Am Mittwoch, den 11.01.2017, 10:17 +0100 schrieb Aleksey Shipilev:
> On 01/10/2017 10:36 AM, Roman Kennke wrote:
> > > So, there are few issues:
> > > 
> > > 1) GC/TLAB reserved space means every region has "garbage", which
> > > has 
> > > heuristics implications. We can check for "garbage > 
> > > TLAB::alignment_reserve()" in "aggressive"?
> > > 
> > > 2) More concerning: after mark-compact we can read beyound the
> > > heap, if we
> > > are alloc-prefetching at the last region, near its end. We
> > > probably want to
> > > reserve a region at the end of the heap to handle this?
> > 
> > Is it only an issue with aggressive heuristics? I wouldn't be too
> > concerned
> > about that, aggressive is meant to be used for testing only, and
> > explicitely
> > made to give the GC a hard time (e.g. collect as much as possible,
> > as much of
> > the time as possible, and generally do random- ish things to
> > exercise code
> > paths that are otherwise rarely used)
> 
> My major concern is that "garbage() == 0" condition is not enough to
> disambiguate the regions with no garbage at all.

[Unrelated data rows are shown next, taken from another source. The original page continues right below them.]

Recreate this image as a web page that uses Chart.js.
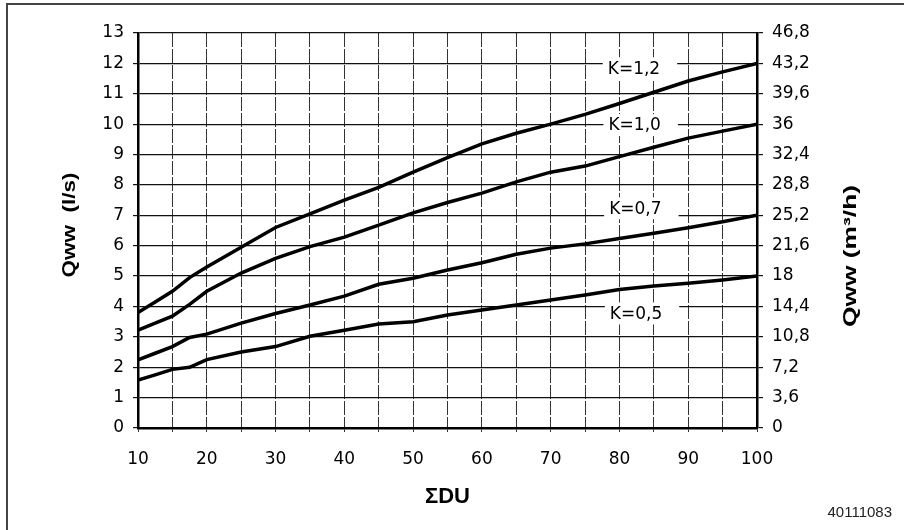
<!DOCTYPE html>
<html lang="de">
<head>
<meta charset="UTF-8">
<title>Qww über ΣDU</title>
<style>
  body { margin: 0; background: #fff; }
  #wrap { width: 904px; height: 530px; }
</style>
<script src="https://cdn.jsdelivr.net/npm/chart.js"></script>
</head>
<body>
<div id="wrap"><canvas id="qwwChart" width="904" height="530"></canvas></div>
<script>
// Summe der Durchflusswerte (x) und Qww in l/s je Faktor K
const du   = [10, 12.5, 15, 17.5, 20, 25, 30, 35, 40, 45, 50, 55, 60, 65, 70, 75, 80, 85, 90, 95, 100];
const qK12 = [3.8, 4.15, 4.5, 4.95, 5.3, 5.95, 6.6, 7.05, 7.5, 7.92, 8.42, 8.9, 9.35, 9.7, 10.0, 10.32, 10.68, 11.05, 11.42, 11.72, 12.0];
const qK10 = [3.22, 3.45, 3.68, 4.07, 4.5, 5.1, 5.58, 5.97, 6.28, 6.68, 7.08, 7.42, 7.73, 8.1, 8.42, 8.62, 8.93, 9.24, 9.54, 9.77, 10.0];
const qK07 = [2.24, 2.46, 2.68, 2.98, 3.09, 3.45, 3.77, 4.05, 4.34, 4.73, 4.93, 5.2, 5.44, 5.72, 5.92, 6.06, 6.24, 6.41, 6.59, 6.79, 7.0];
const qK05 = [1.58, 1.75, 1.93, 2.0, 2.25, 2.5, 2.68, 3.02, 3.22, 3.42, 3.5, 3.72, 3.88, 4.05, 4.21, 4.38, 4.56, 4.67, 4.76, 4.87, 5.0];
const kNames = ['K=1,2', 'K=1,0', 'K=0,7', 'K=0,5'];

// tick labels
const leftTicks  = ['0', '1', '2', '3', '4', '5', '6', '7', '8', '9', '10', '11', '12', '13'];
const rightTicks = ['0', '3,6', '7,2', '10,8', '14,4', '18', '21,6', '25,2', '28,8', '32,4', '36', '39,6', '43,2', '46,8'];

const series = [qK12, qK10, qK07, qK05];
const tickFont = { family: '"DejaVu Sans", sans-serif', size: 17 };

// where the K labels sit (data units: left edge of text, vertical centre)
const notePos = [[78.3, 11.84], [78.4, 9.97], [78.5, 7.23], [78.6, 3.77]];

// rotated axis title, stretched to the width it has in the drawing
function sideTitle(ctx, text, cx, cy, width) {
  ctx.save();
  ctx.fillStyle = '#000';
  ctx.font = 'bold 18px "Liberation Sans", Arial, sans-serif';
  ctx.textAlign = 'center';
  ctx.textBaseline = 'middle';
  ctx.translate(cx, cy);
  ctx.rotate(-Math.PI / 2);
  ctx.scale(width / ctx.measureText(text).width, 1);
  ctx.fillText(text, 0, 0);
  ctx.restore();
}

const extras = {
  id: 'extras',
  afterDatasetsDraw(chart) {
    const { ctx, scales: { x, y } } = chart;
    ctx.save();
    ctx.font = '17px "DejaVu Sans", sans-serif';
    ctx.textBaseline = 'middle';
    kNames.forEach((name, i) => {
      const tx = x.getPixelForValue(notePos[i][0]);
      const ty = y.getPixelForValue(notePos[i][1]);
      const w = ctx.measureText(name).width;
      ctx.fillStyle = '#fff';
      ctx.fillRect(tx - 5, ty - 11, w + 22, 22);
      ctx.fillStyle = '#000';
      ctx.textAlign = 'left';
      ctx.fillText(name, tx, ty + 1);
    });
    ctx.restore();
  },
  afterDraw(chart) {
    const { ctx } = chart;
    ctx.save();
    // outer frame
    ctx.strokeStyle = '#444';
    ctx.lineWidth = 2;
    ctx.beginPath();
    ctx.moveTo(7, 530);
    ctx.lineTo(7, 4);
    ctx.lineTo(904, 4);
    ctx.stroke();
    ctx.restore();

    sideTitle(ctx, 'Qww  (l/s)', 70, 225, 105);
    sideTitle(ctx, 'Qww (m³/h)', 851, 256, 142);

    // drawing number
    ctx.save();
    ctx.fillStyle = '#222';
    ctx.font = '15px "Liberation Sans", Arial';
    ctx.textAlign = 'right';
    ctx.textBaseline = 'middle';
    ctx.fillText('40111083', 892, 513);
    ctx.restore();
  }
};

new Chart(document.getElementById('qwwChart'), {
  type: 'line',
  data: {
    datasets: series.map((s, i) => ({
      label: kNames[i],
      data: du.map((d, j) => ({ x: d, y: s[j] })),
      borderColor: '#000',
      borderWidth: 3.5,
      pointRadius: 0,
      tension: 0,
      fill: false
    }))
  },
  options: {
    responsive: false,
    animation: false,
    layout: { padding: { top: 33, left: 0, right: 0, bottom: 0 } },
    plugins: { legend: { display: false }, tooltip: { enabled: false } },
    scales: {
      x: {
        type: 'linear',
        min: 10, max: 100,
        ticks: {
          stepSize: 5,
          color: '#000',
          font: tickFont,
          padding: 17,
          maxRotation: 0,
          autoSkip: false,
          callback: v => (v % 10 === 0 ? String(v) : '')
        },
        grid: { color: '#333', lineWidth: 1, tickLength: 4 },
        border: { display: true, color: '#000', width: 2.5, dash: [14, 2] },
        title: {
          display: true, text: 'ΣDU', color: '#000',
          font: { family: '"Liberation Sans", Arial, sans-serif', size: 22, weight: 'bold' },
          padding: { bottom: 20 }
        },
        afterFit: s => { s.height = 102; }
      },
      y: {
        min: 0, max: 13,
        ticks: {
          stepSize: 1,
          color: '#000',
          font: tickFont,
          padding: 9,
          callback: v => leftTicks[v]
        },
        grid: { color: '#111', lineWidth: 1.2, tickLength: 5 },
        border: { display: true, color: '#000', width: 2.5 },
        afterFit: s => { s.width = 138; }
      },
      y2: {
        position: 'right',
        min: 0, max: 46.8,
        afterBuildTicks: s => { s.ticks = rightTicks.map((t, i) => ({ value: i * 3.6 })); },
        ticks: {
          color: '#000',
          font: tickFont,
          padding: 9,
          callback: (v, i) => rightTicks[i]
        },
        grid: { drawOnChartArea: false, color: '#111', lineWidth: 1.2, tickLength: 6 },
        border: { display: true, color: '#000', width: 2.5 },
        afterFit: s => { s.width = 147; }
      }
    }
  },
  plugins: [extras]
});
</script>
</body>
</html>
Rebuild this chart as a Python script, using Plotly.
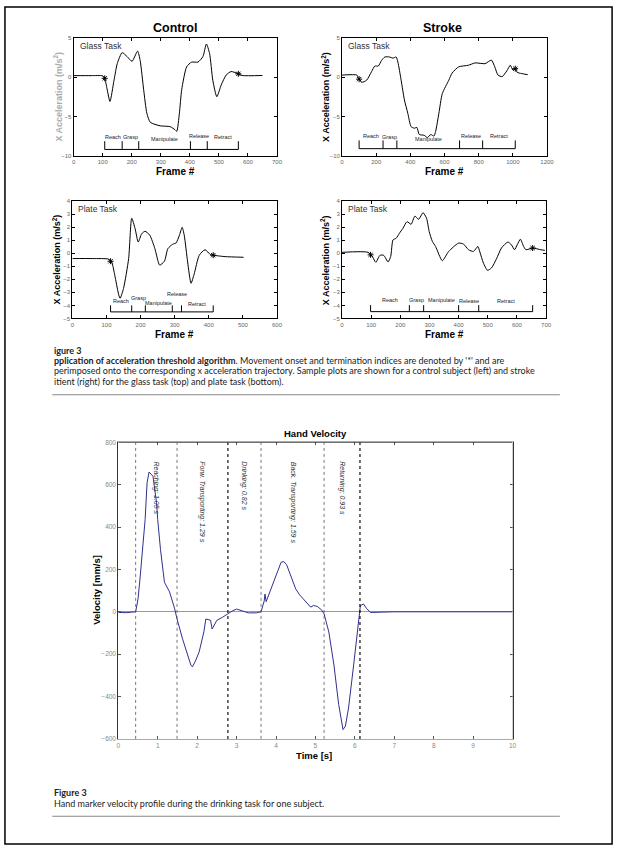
import numpy as np
import plotly.graph_objects as go

# ---- data ----
phase_names = ["Reach", "Grasp", "Manipulate", "Release", "Retract"]

# control subject, glass task (frame #, x acceleration m/s^2)
cg_frame = [0, 60, 100, 107, 115, 125, 139, 150, 167, 184, 201, 220, 229, 241, 252, 264,
            298, 332, 349, 355, 364, 372, 389, 406, 428, 445, 457, 468, 479, 493, 508, 525,
            542, 568, 580, 650]
cg_acc = [0.18, 0.18, 0.15, -0.16, -1.5, -3.1, -0.4, 1.7, 3.1, 2.6, 2.0, 3.3, 2.1, -1.6, -4.6, -5.75,
          -6.2, -6.3, -6.7, -6.9, -4.6, -1.6, 1.3, 1.9, 1.9, 2.6, 4.2, 3.0, -0.4, -2.5, -1.0, 0.25,
          0.7, 0.4, 0.2, 0.2]
cg_phase = [107, 167, 224, 402, 460, 567]

# stroke subject, glass task
sg_frame = [0, 87, 96, 115, 144, 173, 192, 212, 231, 250, 279, 298, 317, 327, 346, 365, 385,
            404, 423, 438, 452, 481, 500, 519, 538, 548, 567, 587, 625, 644, 683, 740, 779,
            837, 856, 875, 894, 913, 937, 965, 985, 1000, 1012, 1025, 1050, 1087]
sg_acc = [0.25, 0.25, -0.16, -0.67, -0.4, 0.7, 1.4, 1.4, 2.1, 2.55, 2.55, 2.4, 2.55, 1.9, -0.4, -2.9, -4.6,
          -6.3, -6.5, -6.4, -7.3, -7.4, -7.7, -7.3, -7.5, -6.9, -4.6, -2.1, -0.4, 0.5, 1.3, 1.5, 1.8,
          1.7, 1.95, 2.15, 1.3, 0.25, 0.05, 0.8, 1.5, 0.9, 1.15, 0.6, 0.45, 0.3]
sg_phase = [100, 240, 321, 688, 823, 1014]

# control subject, plate task
cp_frame = [0, 60, 107, 116, 126, 136, 140, 150, 165, 174, 184, 193, 203, 213, 227, 242, 256,
            270, 280, 294, 304, 314, 322, 328, 338, 348, 357, 372, 389, 405, 415, 448, 502]
cp_acc = [-0.4, -0.4, -0.45, -0.73, -1.9, -3.2, -3.45, -2.7, -0.4, 2.7, 1.9, 0.87, 1.5, 1.7, 1.4, 0.36, -0.9,
          -0.6, 0.36, 0.7, 0.8, 1.4, 2.0, 1.4, -0.66, -2.3, -1.6, -0.15, 0.28, -0.1, -0.15, -0.25, -0.3]
cp_phase = [112, 174, 214, 293, 320, 413]

# stroke subject, plate task
sp_frame = [0, 90, 105, 116, 130, 143, 158, 167, 175, 186, 197, 209, 223, 237, 250, 263, 278,
            290, 299, 310, 321, 344, 366, 400, 417, 434, 451, 466, 473, 485, 499, 513, 530,
            547, 569, 581, 592, 601, 612, 623, 631, 654, 682, 696]
sp_acc = [0.08, 0.08, -0.28, -0.69, -0.15, -0.15, -0.66, -0.23, 1.04, 1.17, 1.55, 1.93, 2.44, 2.24, 2.87, 2.62, 3.13,
          2.7, 1.68, 0.92, 0.53, -0.56, 0.15, 0.79, 0.71, 0.28, 0.15, 0.53, 0.1, -0.74, -1.3, -1.12, -0.41,
          0.41, 0.87, 0.66, 0.28, 0.66, 1.09, 0.53, 0.28, 0.41, 0.28, 0.23]
sp_phase = [98, 231, 280, 400, 469, 654]

# hand velocity during drinking task (time s, velocity mm/s)
vel_t = [0, 0.2, 0.44, 0.5, 0.55, 0.62, 0.68, 0.73, 0.78, 0.88, 0.97, 1.0, 1.07, 1.17, 1.3, 1.43,
         1.49, 1.63, 1.75, 1.84, 1.88, 1.95, 2.05, 2.17, 2.22, 2.3, 2.34, 2.38, 2.5, 2.65, 2.76,
         2.9, 3.0, 3.15, 3.3, 3.5, 3.62, 3.7, 3.72, 3.75, 3.85, 3.93, 4.05, 4.13, 4.2, 4.27, 4.34,
         4.42, 4.5, 4.6, 4.72, 4.8, 4.88, 4.95, 5.05, 5.15, 5.22, 5.34, 5.47, 5.59, 5.65, 5.7,
         5.76, 5.84, 5.97, 6.09, 6.14, 6.22, 6.3, 6.4, 7, 8, 9, 10]
vel_v = [-3, -4, 0, 60, 155, 290, 435, 610, 660, 640, 515, 435, 295, 140, 94, 14,
         -34, -128, -200, -251, -260, -235, -190, -95, -34, -38, -40, -81, -40, -25, -10,
         5, 13, 5, -5, -5, 0, 50, 84, 48, 100, 140, 195, 234, 237, 222, 187,
         150, 108, 80, 53, 35, 22, 30, 25, 10, -10, -95, -251, -438, -510, -556,
         -540, -454, -251, -64, 29, 37, 15, -3, 0, 0, 0, 0]
vel_bounds = [0.44, 1.49, 2.78, 3.62, 5.22, 6.13]
vel_names = ["Reaching", "Forw. Transporting", "Drinking", "Back. Transporting", "Returning"]
vel_dur = [1.05, 1.29, 0.82, 1.59, 0.93]

W, H = 625, 850
AX_FONT = "Liberation Sans, Arial, sans-serif"
CAP_FONT = "Lato, Open Sans, sans-serif"


def fx(x):
    return x / W


def fy(y):
    return 1 - y / H


def label(x, y, text, size, color="black", xanchor="center", angle=0, family=AX_FONT):
    # paper-positioned text, anchors set explicitly (auto anchoring shifts paper text)
    return dict(x=fx(x), y=fy(y), xref="paper", yref="paper", text=text, showarrow=False,
                xanchor=xanchor, yanchor="middle", textangle=angle,
                font=dict(size=size, color=color, family=family))


panels = [
    dict(frame=cg_frame, acc=cg_acc, phase=cg_phase, task="Glass Task",
         box=(72.7, 279, 34, 153), xr=[0, 700], dx=100, yr=[-10, 5], yt=[-10, -5, 0, 5],
         bar=-9.2, tick=1.05, lab=[-7.6, -7.6, -7.9, -7.5, -7.6]),
    dict(frame=sg_frame, acc=sg_acc, phase=sg_phase, task="Glass Task",
         box=(345, 553, 34, 153), xr=[0, 1200], dx=200, yr=[-10, 5], yt=[-10, -5, 0, 5],
         bar=-9.1, tick=1.05, lab=[-7.5, -7.6, -7.9, -7.5, -7.5]),
    dict(frame=cp_frame, acc=cp_acc, phase=cp_phase, task="Plate Task",
         box=(71.4, 279, 199, 317), xr=[0, 600], dx=100, yr=[-5, 4], yt=list(range(-5, 5)),
         bar=-4.5, tick=0.5, lab=[-3.7, -3.4, -3.8, -3.1, -3.9]),
    dict(frame=sp_frame, acc=sp_acc, phase=sp_phase, task="Plate Task",
         box=(345, 552, 199, 317), xr=[0, 700], dx=100, yr=[-5, 4], yt=list(range(-5, 5)),
         bar=-4.48, tick=0.5, lab=[-3.56, -3.56, -3.56, -3.66, -3.66]),
]

fig = go.Figure()
layout = {}
annotations = []
shapes = []

for i, p in enumerate(panels):
    n = i + 1
    sx = "" if n == 1 else str(n)
    xa, ya = "x" + sx, "y" + sx
    fig.add_trace(go.Scatter(
        x=p["frame"], y=p["acc"], mode="lines", xaxis=xa, yaxis=ya,
        line=dict(color="black", width=1, shape="spline", smoothing=0.6),
        hoverinfo="skip", showlegend=False))
    # phase bar
    ph = p["phase"]
    bx, by = [ph[0], ph[-1], None], [p["bar"], p["bar"], None]
    for b in ph:
        bx += [b, b, None]
        by += [p["bar"], p["bar"] + p["tick"], None]
    fig.add_trace(go.Scatter(x=bx, y=by, mode="lines", xaxis=xa, yaxis=ya,
                             line=dict(color="black", width=1), hoverinfo="skip", showlegend=False))
    # onset / termination stars
    sxs = [ph[0], ph[-1]]
    fig.add_trace(go.Scatter(x=sxs, y=np.interp(sxs, p["frame"], p["acc"]), mode="markers",
                             xaxis=xa, yaxis=ya, hoverinfo="skip", showlegend=False,
                             marker=dict(symbol="asterisk-open", size=5, color="black",
                                         line=dict(color="black", width=1))))
    for k, name in enumerate(phase_names):
        annotations.append(dict(x=(ph[k] + ph[k + 1]) / 2, y=p["lab"][k], xref=xa, yref=ya,
                                text=name, showarrow=False, xanchor="center", yanchor="middle",
                                font=dict(size=5.5, color="#222", family=AX_FONT)))
    x0, x1, y0, y1 = p["box"]
    common = dict(showline=True, linecolor="black", linewidth=1, mirror="ticks", ticks="inside",
                  ticklen=3, tickcolor="black", tickfont=dict(size=6, color="#666", family=AX_FONT),
                  showgrid=False, zeroline=False)
    layout["xaxis" + sx] = dict(domain=[fx(x0), fx(x1)], range=p["xr"], dtick=p["dx"], tick0=0,
                                anchor=ya, **common)
    layout["yaxis" + sx] = dict(domain=[fy(y1), fy(y0)], range=p["yr"], tickvals=p["yt"],
                                anchor=xa, **common)
    annotations.append(label(x0 + 4, y0 + 8, p["task"], 8.5, "#333", xanchor="left"))
    annotations.append(label((x0 + x1) / 2, y1 + 16, "<b>Frame #</b>", 10))
    annotations.append(label(x0 - 16 if n in (1, 3) else x0 - 17, (y0 + y1) / 2,
                             "<b>X Acceleration (m/s<sup>2</sup>)</b>", 9,
                             "#aaa" if n == 1 else "black", angle=-90))

annotations.append(label(176, 24, "<b>Control</b>", 12.5))
annotations.append(label(447, 24, "<b>Stroke</b>", 12.5))

# ---- hand velocity chart ----
fig.add_trace(go.Scatter(x=vel_t, y=vel_v, mode="lines", xaxis="x5", yaxis="y5",
                         line=dict(color="#30308f", width=1), hoverinfo="skip", showlegend=False))
vcommon = dict(showline=True, mirror="ticks", ticks="inside", ticklen=3, showgrid=False,
               tickfont=dict(size=6.5, color="#888", family=AX_FONT))
layout["xaxis5"] = dict(domain=[fx(118), fx(518)], range=[0, 10], dtick=1, anchor="y5",
                        linecolor="#aaa", tickcolor="#555", zeroline=False, **vcommon)
layout["yaxis5"] = dict(domain=[fy(741), fy(442)], range=[-600, 800], dtick=200, anchor="x5",
                        linecolor="#333", tickcolor="#555", zeroline=True, zerolinecolor="#999",
                        zerolinewidth=1, **vcommon)
# top border dark, right border light as in the scan
shapes.append(dict(type="line", xref="x5", yref="y5", x0=0, x1=10, y0=800, y1=800,
                   line=dict(color="#222", width=1), layer="above"))
shapes.append(dict(type="line", xref="x5", yref="y5", x0=10, x1=10, y0=-600, y1=800,
                   line=dict(color="#aaa", width=1), layer="above"))
for k, b in enumerate(vel_bounds):
    strong = k in (2, 5)
    shapes.append(dict(type="line", xref="x5", yref="y5", x0=b, x1=b, y0=-600, y1=800,
                       line=dict(color="#111" if strong else "#555", width=1.2 if strong else 0.8, dash="dot")))
for k, name in enumerate(vel_names):
    annotations.append(dict(x=(vel_bounds[k] + vel_bounds[k + 1]) / 2, y=720, xref="x5", yref="y5",
                            text="<i>%s: %.2f s</i>" % (name, vel_dur[k]), textangle=90,
                            xanchor="center", yanchor="top", showarrow=False,
                            font=dict(size=7, color="#333", family=AX_FONT)))
annotations.append(label(318, 433, "<b>Hand Velocity</b>", 9.5))
annotations.append(label(317, 758, "<b>Time [s]</b>", 9.5))
annotations.append(label(96, 591, "<b>Velocity [mm/s]</b>", 9.5, angle=-90))

# ---- page captions ----
cap_lines = [
    ("<b>igure 3</b>", 349),
    ("<b>pplication of acceleration threshold algorithm</b>. Movement onset and termination indices are denoted by '*' and are", 359),
    ("perimposed onto the corresponding x acceleration trajectory. Sample plots are shown for a control subject (left) and stroke", 370),
    ("itient (right) for the glass task (top) and plate task (bottom).", 381),
    ("<b>Figure 3</b>", 795),
    ("Hand marker velocity profile during the drinking task for one subject.", 806),
]
for txt, y in cap_lines:
    annotations.append(label(51, y, txt, 9, "#222", xanchor="left", family=CAP_FONT))
for y in (394, 819):
    shapes.append(dict(type="line", xref="paper", yref="paper", x0=fx(51), x1=fx(566), y0=fy(y), y1=fy(y),
                       line=dict(color="#888", width=1)))
shapes.append(dict(type="rect", xref="paper", yref="paper", x0=fx(3), x1=fx(619), y0=fy(847), y1=fy(3),
                   line=dict(color="black", width=1.5)))

fig.update_layout(width=W, height=H, margin=dict(l=0, r=0, t=0, b=0),
                  paper_bgcolor="white", plot_bgcolor="white", showlegend=False,
                  annotations=annotations, shapes=shapes, **layout)
fig.write_html("out.html", config={"displayModeBar": False},
               post_script="document.body.style.margin='0';document.body.style.overflow='hidden';")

Yes ok. I don't see what we can do when a TLAB has just been started
but not used yet. At the end of marking, we 'finalize' all active
tlabs, i.e. fill them with a filler object and close them. Maybe it's
possible to recognize when a TLAB is still empty, and reclaim it
instead?

>  I can see the heuristics that
> would not touch the completely live regions, even under drastic
> conditions (e.g.
> all other regions are only 99% full).
> 
> Either interpretation of "aggressive" is only half-way:
> 
>  a) "aggressive" as testing strategy: in the workload example above,
> there are
> two distinct phases in workload, roughly "before mark-compact" and
> "after
> mark-compact". Before mark-compact we always evac "full" regions
> because garbage
> is not zero due to GCLAB allocation. After mark-compact we never evac
> the full
> regions because mark-compact plunged the garbage holes. If we want
> "aggressive"
> to be the testing strategy, then I would say we need to evac the full
> regions
> always. This amounts to changing "garbage() > 0" to, say, "garbage()
> > 0 ||
> live() > 0".
> 
>  b) "aggressive" as product strategy (I can see how that can be
> useful to
> workaround late concmark starts at the expense of performance): in
> this mode, we
> can save quite a few cycles by not considering full regions for
> collection set.
> This amounts to changing "garbage() > 0" to handle the GCLAB waste.

Yes, I've been thinking about that too. 'Aggressive' might be a
misnomer and should probably be named 'testing' or such?